In fact, the war had a dramatic and unsettling effect on organisational and factional politics. It exacerbated the leadership crisis in regional politics. Fazlul Huq, the premier of Bengal, whose public image was that of a spokesperson of the prajas (subjects / tenants) and krishaks (peasants) of Bengal, now couched his pro-war sentiments in sectarian language. The raison d'etre for the metamorphosis was the need to get even with the political leadership of the Muslim League that had constantly sidelined him. Changes were at work in the Congress and Hindu Mahasabha as well. While the Congress Working Committee banned participation in the war effort, the Hindu Mahasabha instructed its members to join the war committees in their individual capacity.

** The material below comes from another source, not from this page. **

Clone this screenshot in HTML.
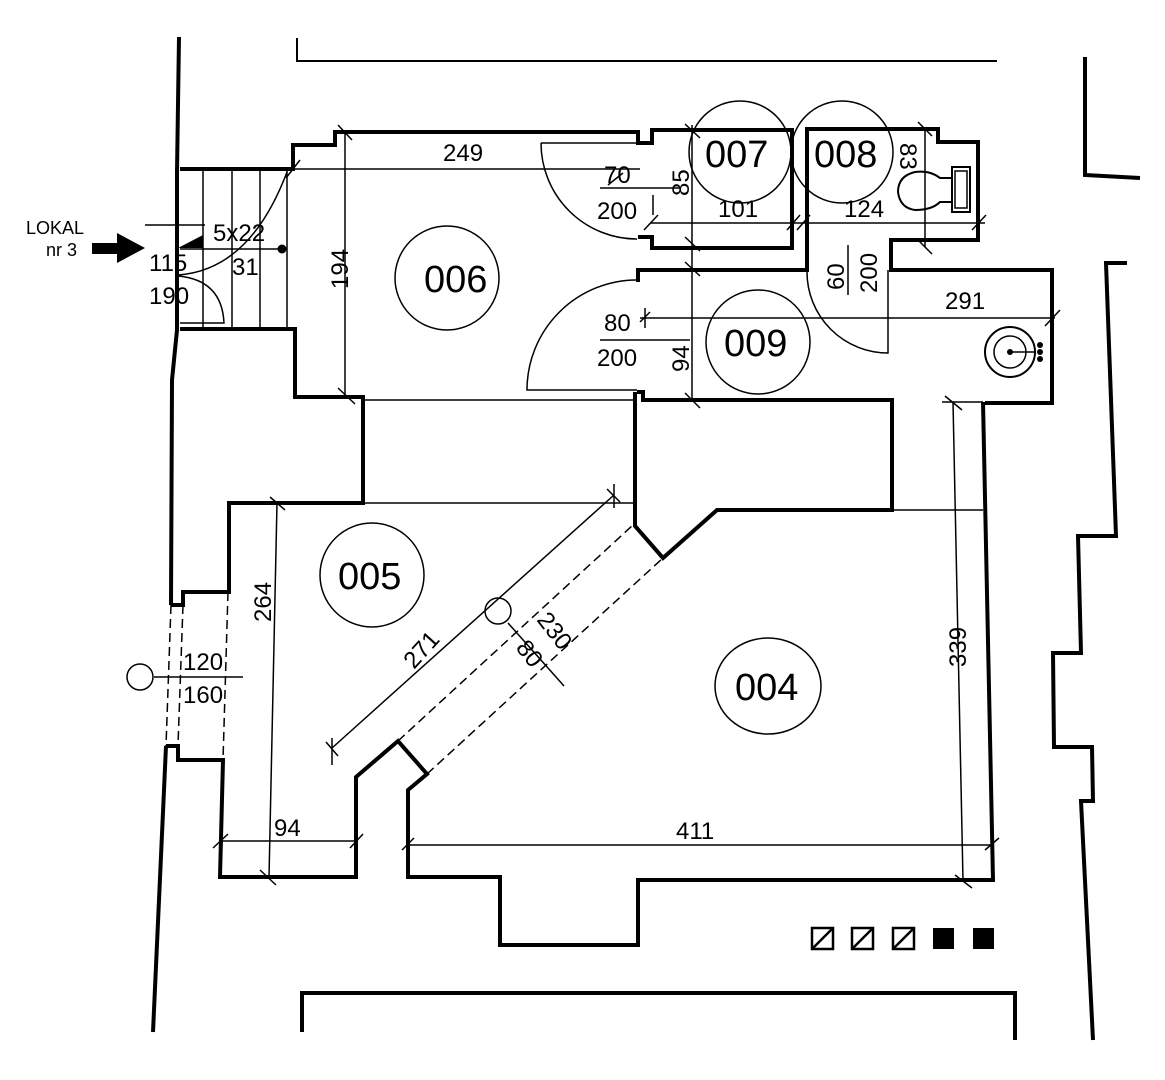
<!DOCTYPE html>
<html><head><meta charset="utf-8"><style>
html,body{margin:0;padding:0;background:#fff;}
svg{display:block;}
text{font-family:"Liberation Sans",sans-serif;fill:#000;}
</style></head><body>
<svg width="1165" height="1080" viewBox="0 0 1165 1080" xmlns="http://www.w3.org/2000/svg">
<g fill="none" stroke="#000" stroke-width="4" stroke-linejoin="miter">
<path d="M179,37 L177,172 L177,330 L172,380 L171,605"/>
<path d="M166,746 L153,1032"/>
<path d="M297,38 V61 H997" stroke-width="2"/>
<path d="M1085,57 V175 L1140,178"/>
<path d="M1127,263 H1106 L1116,536 H1078 L1081,653 H1053 L1054,747 H1092 L1093,801 H1081 L1093,1040"/>
<path d="M302,1032 V993 H1015 V1040"/>
<path d="M180,169 H293 V145 H335 V132 H638 V143 H652 V130 H792 V248 H652 V237 H638"/>
<path d="M180,329 H295 V397 H363 V503 H229 V592 H183 V605 H171"/>
<path d="M638,282 V270 H807 V129 H938 V142 H978 V240 H891 V270 H1052 V403 H985"/>
<path d="M637,392 H643 V400 H892 V510 H717 L663,558 L635,526 V392"/>
<path d="M166,746 H178 V760 H223 L220,877 H356 V777 L398,741 L427,774 L408,790 V877 H500 V945 H638 V880 H993 L983,402"/>
</g>
<g fill="none" stroke="#000" stroke-width="1.5">
<path d="M203,169 V329 M232,169 V329 M260,169 V329 M287,169 V329"/>
<path d="M180,249 H285"/>
<path d="M145,225 H205"/>
<path d="M287,172 Q250,270 178,275"/>
<path d="M178,276 Q222,280 224,323 H180"/>
<path d="M290,169 H640"/>
<path d="M345,130 V397"/>
<path d="M286,178 L300,160 M338,125 L352,140 M338,388 L355,404"/>
<path d="M363,400 H637 M363,503 H637"/>
<path d="M541,143 A96,96 0 0 0 637,239"/>
<path d="M541,143 H637"/>
<path d="M637,280 A110,110 0 0 0 527,390 H637"/>
<path d="M807,272 A81,81 0 0 0 888,353 V270"/>
<path d="M692,125 V400"/>
<path d="M685,124 L700,138 M685,237 L700,251 M685,262 L700,276 M685,393 L700,408"/>
<path d="M650,223 H985"/>
<path d="M644,230 L658,215 M787,230 L800,215 M797,230 L810,215 M972,230 L986,215"/>
<path d="M653,195 V215"/>
<path d="M925,127 V247 M918,122 L932,136 M918,240 L932,254"/>
<path d="M600,188 H680 M600,340 H690 M645,308 V328 M640,322 L650,312 M608,185 L623,173"/>
<path d="M640,318 H1055 M1045,326 L1060,310"/>
<path d="M848,245 V295"/>
<path d="M942,402 H983"/>
<path d="M953,402 L963,880"/>
<path d="M945,396 L962,410 M955,875 L972,888"/>
<path d="M408,845 H993 M402,850 L414,838 M985,850 L999,838"/>
<path d="M277,503 L269,877 M270,497 L285,510 M260,870 L276,885"/>
<path d="M220,841 H356 M213,848 L228,834 M350,848 L363,834"/>
<path d="M893,510 H983"/>
<path d="M332,748 L614,495"/>
<path d="M326,742 L338,756 M332,738 V765 M607,489 L620,502 M614,484 V508"/>
<path d="M508,623 L564,686"/>
<circle cx="498" cy="611" r="13"/>
<path d="M154,677 H243"/>
<circle cx="140" cy="677" r="13"/>
<circle cx="447" cy="278" r="52"/>
<circle cx="740" cy="152" r="51"/>
<circle cx="842" cy="152" r="51"/>
<circle cx="758" cy="342" r="52"/>
<circle cx="372" cy="575" r="52"/>
<ellipse cx="768" cy="686" rx="53" ry="48"/>
<rect x="952" y="167" width="18" height="45" stroke-width="2"/>
<rect x="955" y="171" width="12" height="37"/>
<path d="M952,178 L940,178 Q930,170 915,172 Q898,176 898,192 Q900,208 915,210 Q932,210 940,202 L952,202" stroke-width="2"/>
<circle cx="1010" cy="352" r="25" stroke-width="2"/>
<circle cx="1010" cy="352" r="16"/>
<path d="M1010,352 H1035"/>
</g>
<g fill="none" stroke="#000" stroke-width="1.5" stroke-dasharray="9,5">
<path d="M171,605 L166,746 M183,605 L178,745 M228,592 L223,760"/>
<path d="M398,741 L633,525 M427,774 L663,558"/>
</g>
<g fill="#000">
<circle cx="282" cy="249" r="4.5"/>
<path d="M178,248 L203,235 L203,248 Z"/>
<rect x="92" y="243" width="27" height="11"/>
<path d="M117,233 L145,248 L117,263 Z"/>
<circle cx="1010" cy="352" r="3"/>
<circle cx="1040" cy="345" r="3"/><circle cx="1040" cy="352" r="3"/><circle cx="1040" cy="359" r="3"/>
<rect x="933" y="928" width="21" height="21"/>
<rect x="973" y="928" width="21" height="21"/>
</g>
<g fill="none" stroke="#000" stroke-width="2.5">
<rect x="812" y="928" width="21" height="21"/><path d="M812,949 L833,928"/>
<rect x="852" y="928" width="21" height="21"/><path d="M852,949 L873,928"/>
<rect x="893" y="928" width="21" height="21"/><path d="M893,949 L914,928"/>
</g>
<text x="26" y="234" font-size="18">LOKAL</text>
<text x="46" y="256" font-size="18">nr 3</text>
<text x="213" y="241" font-size="24">5x22</text>
<text x="149" y="271" font-size="24">115</text>
<text x="232" y="275" font-size="24">31</text>
<text x="149" y="304" font-size="24">190</text>
<text x="443" y="161" font-size="24">249</text>
<text x="0" y="0" font-size="24" transform="translate(348,289) rotate(-90)">194</text>
<text x="424" y="292" font-size="38">006</text>
<text x="705" y="167" font-size="38">007</text>
<text x="814" y="167" font-size="38">008</text>
<text x="724" y="356" font-size="38">009</text>
<text x="338" y="589" font-size="38">005</text>
<text x="735" y="700" font-size="38">004</text>
<text x="604" y="183" font-size="24">70</text>
<text x="597" y="219" font-size="24">200</text>
<text x="0" y="0" font-size="24" transform="translate(689,196) rotate(-90)">85</text>
<text x="718" y="217" font-size="24">101</text>
<text x="844" y="217" font-size="24">124</text>
<text x="0" y="0" font-size="24" transform="translate(900,143) rotate(90)">83</text>
<text x="0" y="0" font-size="24" transform="translate(844,290) rotate(-90)">60</text>
<text x="0" y="0" font-size="24" transform="translate(877,293) rotate(-90)">200</text>
<text x="945" y="309" font-size="24">291</text>
<text x="604" y="331" font-size="24">80</text>
<text x="597" y="366" font-size="24">200</text>
<text x="0" y="0" font-size="24" transform="translate(689,372) rotate(-90)">94</text>
<text x="0" y="0" font-size="24" transform="translate(271,622) rotate(-90)">264</text>
<text x="183" y="670" font-size="24">120</text>
<text x="183" y="703" font-size="24">160</text>
<text x="0" y="0" font-size="24" transform="translate(414,670) rotate(-48)">271</text>
<text x="0" y="0" font-size="24" transform="translate(536,620) rotate(52)">230</text>
<text x="0" y="0" font-size="24" transform="translate(515,648) rotate(52)">80</text>
<text x="0" y="0" font-size="24" transform="translate(966,667) rotate(-90)">339</text>
<text x="274" y="836" font-size="24">94</text>
<text x="676" y="839" font-size="24">411</text>
</svg>
</body></html>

The sinking of ships on the high seas during the war and increase in the price of rice, fishing-nets, kerosene oil, etc., transformed the lives of lascars (Indian, / non-British sailors in the British merchant navy), dockworkers, fisherfolk, landless labourers, and poor and marginal peasants, who were increasingly reluctant or unable to pursue these vocations. It was an opportune time for political parties like the KPP and the Muslim League to target these groups to widen their support base. Anti-war rhetoric of the Communists reverberated mainly among the jute mill-workers. The Hindu Mahasabha upheld the 'ideal of the Empire' and demanded military recruitment of 'Hindu youth'. Loyalty and defiance mingled in the demand for recruitment of Bengalis and denunciations of the 'martial race' theory.